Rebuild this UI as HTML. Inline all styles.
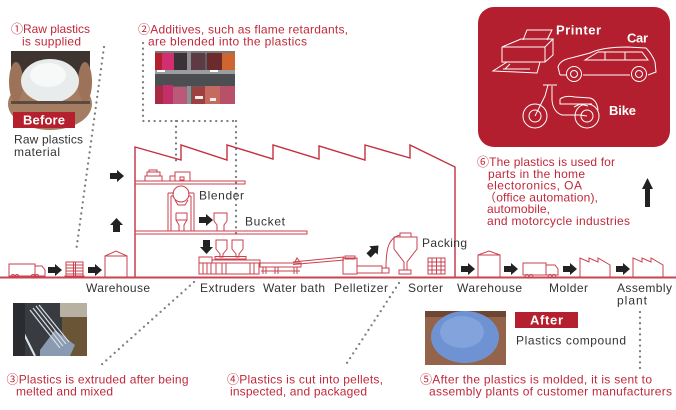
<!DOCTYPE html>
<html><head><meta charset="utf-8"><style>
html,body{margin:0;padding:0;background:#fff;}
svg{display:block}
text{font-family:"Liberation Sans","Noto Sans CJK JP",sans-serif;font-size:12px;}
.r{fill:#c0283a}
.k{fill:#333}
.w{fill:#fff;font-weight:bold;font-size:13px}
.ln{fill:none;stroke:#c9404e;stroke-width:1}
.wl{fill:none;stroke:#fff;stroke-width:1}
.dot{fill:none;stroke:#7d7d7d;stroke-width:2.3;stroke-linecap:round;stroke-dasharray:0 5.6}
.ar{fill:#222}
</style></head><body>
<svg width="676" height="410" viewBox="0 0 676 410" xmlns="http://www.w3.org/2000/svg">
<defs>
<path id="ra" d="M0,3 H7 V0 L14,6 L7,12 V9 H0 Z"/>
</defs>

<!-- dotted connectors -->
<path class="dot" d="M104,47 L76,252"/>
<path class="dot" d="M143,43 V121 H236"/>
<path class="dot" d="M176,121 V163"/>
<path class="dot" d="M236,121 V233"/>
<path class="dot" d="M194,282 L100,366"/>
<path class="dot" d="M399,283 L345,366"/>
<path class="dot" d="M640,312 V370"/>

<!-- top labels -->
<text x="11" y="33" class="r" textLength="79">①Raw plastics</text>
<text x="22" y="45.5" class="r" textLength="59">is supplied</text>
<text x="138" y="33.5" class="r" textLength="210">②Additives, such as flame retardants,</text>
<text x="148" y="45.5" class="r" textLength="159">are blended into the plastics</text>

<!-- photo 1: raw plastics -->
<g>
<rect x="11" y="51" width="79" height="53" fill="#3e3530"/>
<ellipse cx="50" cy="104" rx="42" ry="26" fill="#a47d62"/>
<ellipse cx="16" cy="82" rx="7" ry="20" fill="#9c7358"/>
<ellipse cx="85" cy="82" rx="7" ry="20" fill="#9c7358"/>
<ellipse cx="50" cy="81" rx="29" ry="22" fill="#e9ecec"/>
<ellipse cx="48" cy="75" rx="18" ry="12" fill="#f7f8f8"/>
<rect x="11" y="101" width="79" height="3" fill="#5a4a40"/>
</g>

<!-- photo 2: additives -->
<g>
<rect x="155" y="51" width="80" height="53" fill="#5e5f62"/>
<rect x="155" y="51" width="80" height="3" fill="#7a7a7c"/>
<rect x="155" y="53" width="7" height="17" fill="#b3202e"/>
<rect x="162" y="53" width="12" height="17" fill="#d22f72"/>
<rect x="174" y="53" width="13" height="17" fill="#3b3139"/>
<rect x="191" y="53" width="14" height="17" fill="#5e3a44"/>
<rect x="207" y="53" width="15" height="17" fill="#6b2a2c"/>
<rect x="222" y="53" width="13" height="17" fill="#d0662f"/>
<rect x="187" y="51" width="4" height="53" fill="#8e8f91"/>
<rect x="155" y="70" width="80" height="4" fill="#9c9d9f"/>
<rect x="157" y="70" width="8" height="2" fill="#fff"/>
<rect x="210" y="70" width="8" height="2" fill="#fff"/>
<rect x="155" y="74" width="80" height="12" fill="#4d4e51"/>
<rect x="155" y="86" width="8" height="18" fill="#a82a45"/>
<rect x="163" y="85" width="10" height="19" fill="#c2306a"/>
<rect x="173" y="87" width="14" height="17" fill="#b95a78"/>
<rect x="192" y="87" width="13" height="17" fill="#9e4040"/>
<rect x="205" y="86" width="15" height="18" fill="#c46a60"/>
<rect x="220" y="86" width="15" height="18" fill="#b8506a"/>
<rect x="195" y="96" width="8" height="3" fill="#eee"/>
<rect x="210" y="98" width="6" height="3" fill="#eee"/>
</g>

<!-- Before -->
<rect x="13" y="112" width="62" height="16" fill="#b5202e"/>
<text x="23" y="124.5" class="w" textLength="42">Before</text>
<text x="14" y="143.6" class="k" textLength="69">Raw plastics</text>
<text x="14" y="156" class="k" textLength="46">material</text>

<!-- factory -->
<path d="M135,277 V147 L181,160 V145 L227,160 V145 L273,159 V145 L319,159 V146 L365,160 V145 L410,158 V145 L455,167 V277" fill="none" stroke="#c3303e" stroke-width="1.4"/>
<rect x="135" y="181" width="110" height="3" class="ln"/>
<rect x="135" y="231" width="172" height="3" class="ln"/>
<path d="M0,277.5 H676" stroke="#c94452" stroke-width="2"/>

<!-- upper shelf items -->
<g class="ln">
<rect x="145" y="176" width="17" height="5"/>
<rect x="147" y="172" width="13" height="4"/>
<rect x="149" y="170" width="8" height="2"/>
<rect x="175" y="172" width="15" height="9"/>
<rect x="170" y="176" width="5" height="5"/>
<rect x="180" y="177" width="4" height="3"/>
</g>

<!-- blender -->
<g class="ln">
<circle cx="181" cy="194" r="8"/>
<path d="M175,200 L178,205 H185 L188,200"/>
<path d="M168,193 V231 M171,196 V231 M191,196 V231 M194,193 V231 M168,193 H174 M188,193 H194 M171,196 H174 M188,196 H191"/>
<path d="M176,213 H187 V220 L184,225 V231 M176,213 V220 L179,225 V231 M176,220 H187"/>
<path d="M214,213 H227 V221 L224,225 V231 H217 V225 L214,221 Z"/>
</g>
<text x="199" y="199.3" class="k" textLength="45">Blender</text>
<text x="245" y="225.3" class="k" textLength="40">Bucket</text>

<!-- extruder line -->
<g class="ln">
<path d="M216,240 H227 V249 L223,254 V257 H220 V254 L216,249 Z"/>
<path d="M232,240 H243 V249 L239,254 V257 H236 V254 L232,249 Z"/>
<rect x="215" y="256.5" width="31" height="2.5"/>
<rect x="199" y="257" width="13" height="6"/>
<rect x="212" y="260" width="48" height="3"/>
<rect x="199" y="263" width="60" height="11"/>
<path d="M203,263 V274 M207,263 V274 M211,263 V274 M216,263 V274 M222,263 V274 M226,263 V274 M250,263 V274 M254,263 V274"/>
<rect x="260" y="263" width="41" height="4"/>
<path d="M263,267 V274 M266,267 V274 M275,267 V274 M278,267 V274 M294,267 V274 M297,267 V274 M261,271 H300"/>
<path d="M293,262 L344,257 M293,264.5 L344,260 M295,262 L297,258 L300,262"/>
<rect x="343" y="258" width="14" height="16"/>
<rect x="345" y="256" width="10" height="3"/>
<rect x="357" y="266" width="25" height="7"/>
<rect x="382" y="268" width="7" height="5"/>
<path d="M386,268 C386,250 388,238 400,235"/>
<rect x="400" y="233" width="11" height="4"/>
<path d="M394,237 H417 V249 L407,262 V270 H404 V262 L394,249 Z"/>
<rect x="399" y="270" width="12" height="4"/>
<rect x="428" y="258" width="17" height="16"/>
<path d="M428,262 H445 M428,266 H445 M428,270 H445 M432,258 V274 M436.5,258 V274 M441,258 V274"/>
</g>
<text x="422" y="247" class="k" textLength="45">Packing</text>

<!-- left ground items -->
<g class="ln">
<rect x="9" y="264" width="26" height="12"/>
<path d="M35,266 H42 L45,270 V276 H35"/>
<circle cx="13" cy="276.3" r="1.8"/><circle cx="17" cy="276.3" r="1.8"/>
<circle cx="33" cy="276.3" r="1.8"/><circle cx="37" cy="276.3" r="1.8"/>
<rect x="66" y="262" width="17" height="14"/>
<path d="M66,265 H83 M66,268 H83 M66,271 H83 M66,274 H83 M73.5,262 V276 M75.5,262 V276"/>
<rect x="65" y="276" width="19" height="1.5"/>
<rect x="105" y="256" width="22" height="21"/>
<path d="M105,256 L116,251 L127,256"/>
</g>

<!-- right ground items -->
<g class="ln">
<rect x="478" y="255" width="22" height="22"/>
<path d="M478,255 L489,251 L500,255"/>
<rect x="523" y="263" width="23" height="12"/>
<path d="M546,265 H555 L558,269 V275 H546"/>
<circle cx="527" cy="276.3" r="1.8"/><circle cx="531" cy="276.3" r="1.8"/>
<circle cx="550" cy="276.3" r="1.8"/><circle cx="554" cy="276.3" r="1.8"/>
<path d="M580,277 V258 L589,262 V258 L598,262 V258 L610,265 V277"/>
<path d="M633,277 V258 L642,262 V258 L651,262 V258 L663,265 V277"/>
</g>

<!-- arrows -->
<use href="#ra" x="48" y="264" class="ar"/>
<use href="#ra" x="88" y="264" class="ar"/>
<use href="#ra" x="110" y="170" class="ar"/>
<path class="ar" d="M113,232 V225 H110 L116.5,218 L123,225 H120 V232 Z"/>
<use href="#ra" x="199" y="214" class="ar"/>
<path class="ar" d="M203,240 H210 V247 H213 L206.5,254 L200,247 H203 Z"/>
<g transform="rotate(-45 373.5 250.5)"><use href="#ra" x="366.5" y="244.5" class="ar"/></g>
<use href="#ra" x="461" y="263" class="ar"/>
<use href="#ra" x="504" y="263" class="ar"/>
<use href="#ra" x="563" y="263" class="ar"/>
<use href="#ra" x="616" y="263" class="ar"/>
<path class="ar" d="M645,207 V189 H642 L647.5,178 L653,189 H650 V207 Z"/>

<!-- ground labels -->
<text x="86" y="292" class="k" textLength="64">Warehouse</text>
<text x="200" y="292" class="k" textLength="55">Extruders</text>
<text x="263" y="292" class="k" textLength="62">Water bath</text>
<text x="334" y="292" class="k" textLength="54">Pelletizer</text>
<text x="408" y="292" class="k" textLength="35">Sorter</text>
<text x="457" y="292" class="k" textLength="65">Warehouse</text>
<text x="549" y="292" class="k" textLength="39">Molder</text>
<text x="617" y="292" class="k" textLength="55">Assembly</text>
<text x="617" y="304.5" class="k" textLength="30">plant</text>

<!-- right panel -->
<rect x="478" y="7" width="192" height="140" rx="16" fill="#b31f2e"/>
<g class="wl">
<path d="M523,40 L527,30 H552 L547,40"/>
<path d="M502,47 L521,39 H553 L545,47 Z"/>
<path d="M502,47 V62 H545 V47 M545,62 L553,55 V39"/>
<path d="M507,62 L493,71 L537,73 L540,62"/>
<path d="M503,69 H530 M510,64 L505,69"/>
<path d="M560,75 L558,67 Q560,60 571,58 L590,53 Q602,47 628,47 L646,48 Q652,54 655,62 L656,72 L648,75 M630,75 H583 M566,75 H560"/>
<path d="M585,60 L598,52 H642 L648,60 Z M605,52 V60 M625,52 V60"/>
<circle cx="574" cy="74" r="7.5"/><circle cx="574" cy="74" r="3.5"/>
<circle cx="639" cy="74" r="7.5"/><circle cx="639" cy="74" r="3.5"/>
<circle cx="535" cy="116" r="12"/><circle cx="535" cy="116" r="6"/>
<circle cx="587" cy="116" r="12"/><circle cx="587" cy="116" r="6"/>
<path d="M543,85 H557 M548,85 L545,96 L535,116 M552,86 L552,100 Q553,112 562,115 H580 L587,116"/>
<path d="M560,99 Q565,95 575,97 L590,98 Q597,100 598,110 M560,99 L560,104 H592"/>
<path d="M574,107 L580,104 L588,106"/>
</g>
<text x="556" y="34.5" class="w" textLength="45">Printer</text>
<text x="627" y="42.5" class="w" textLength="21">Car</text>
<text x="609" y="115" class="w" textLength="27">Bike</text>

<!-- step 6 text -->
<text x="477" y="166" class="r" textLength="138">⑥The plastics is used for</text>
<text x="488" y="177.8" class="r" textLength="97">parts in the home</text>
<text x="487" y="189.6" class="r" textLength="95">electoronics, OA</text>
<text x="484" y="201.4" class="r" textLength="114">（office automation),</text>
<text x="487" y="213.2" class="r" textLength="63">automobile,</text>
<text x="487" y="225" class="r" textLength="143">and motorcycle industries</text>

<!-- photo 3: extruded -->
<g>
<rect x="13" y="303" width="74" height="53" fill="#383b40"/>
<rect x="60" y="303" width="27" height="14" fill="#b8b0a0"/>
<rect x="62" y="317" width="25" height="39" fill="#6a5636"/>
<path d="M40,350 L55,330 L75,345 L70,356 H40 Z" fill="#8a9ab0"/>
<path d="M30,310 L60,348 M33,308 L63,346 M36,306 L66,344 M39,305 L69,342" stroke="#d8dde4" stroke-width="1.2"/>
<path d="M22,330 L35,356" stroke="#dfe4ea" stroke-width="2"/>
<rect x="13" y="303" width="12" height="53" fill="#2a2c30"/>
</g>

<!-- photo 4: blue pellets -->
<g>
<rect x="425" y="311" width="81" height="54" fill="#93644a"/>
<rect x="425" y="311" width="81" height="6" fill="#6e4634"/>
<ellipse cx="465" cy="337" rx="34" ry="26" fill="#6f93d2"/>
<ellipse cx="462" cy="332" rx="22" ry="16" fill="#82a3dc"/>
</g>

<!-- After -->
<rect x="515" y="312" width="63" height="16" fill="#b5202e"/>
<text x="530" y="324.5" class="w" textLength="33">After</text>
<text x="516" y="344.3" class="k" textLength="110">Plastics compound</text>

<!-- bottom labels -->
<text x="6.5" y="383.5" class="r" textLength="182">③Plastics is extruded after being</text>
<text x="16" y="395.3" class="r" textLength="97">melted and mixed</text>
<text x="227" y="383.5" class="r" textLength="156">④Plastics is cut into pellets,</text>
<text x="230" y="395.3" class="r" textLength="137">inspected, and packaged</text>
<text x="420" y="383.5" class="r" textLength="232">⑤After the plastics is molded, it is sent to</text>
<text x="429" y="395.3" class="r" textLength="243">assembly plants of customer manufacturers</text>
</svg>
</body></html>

* [To be done]: Emit the lines of the material exactly, from its first line to the line containing "into the plastics</text>", inclusive; leave every picture out.

* [Problem solution]:
Rebuild this UI as HTML. Inline all styles.
<!DOCTYPE html>
<html><head><meta charset="utf-8"><style>
html,body{margin:0;padding:0;background:#fff;}
svg{display:block}
text{font-family:"Liberation Sans","Noto Sans CJK JP",sans-serif;font-size:12px;}
.r{fill:#c0283a}
.k{fill:#333}
.w{fill:#fff;font-weight:bold;font-size:13px}
.ln{fill:none;stroke:#c9404e;stroke-width:1}
.wl{fill:none;stroke:#fff;stroke-width:1}
.dot{fill:none;stroke:#7d7d7d;stroke-width:2.3;stroke-linecap:round;stroke-dasharray:0 5.6}
.ar{fill:#222}
</style></head><body>
<svg width="676" height="410" viewBox="0 0 676 410" xmlns="http://www.w3.org/2000/svg">
<defs>
<path id="ra" d="M0,3 H7 V0 L14,6 L7,12 V9 H0 Z"/>
</defs>

<!-- dotted connectors -->
<path class="dot" d="M104,47 L76,252"/>
<path class="dot" d="M143,43 V121 H236"/>
<path class="dot" d="M176,121 V163"/>
<path class="dot" d="M236,121 V233"/>
<path class="dot" d="M194,282 L100,366"/>
<path class="dot" d="M399,283 L345,366"/>
<path class="dot" d="M640,312 V370"/>

<!-- top labels -->
<text x="11" y="33" class="r" textLength="79">①Raw plastics</text>
<text x="22" y="45.5" class="r" textLength="59">is supplied</text>
<text x="138" y="33.5" class="r" textLength="210">②Additives, such as flame retardants,</text>
<text x="148" y="45.5" class="r" textLength="159">are blended into the plastics</text>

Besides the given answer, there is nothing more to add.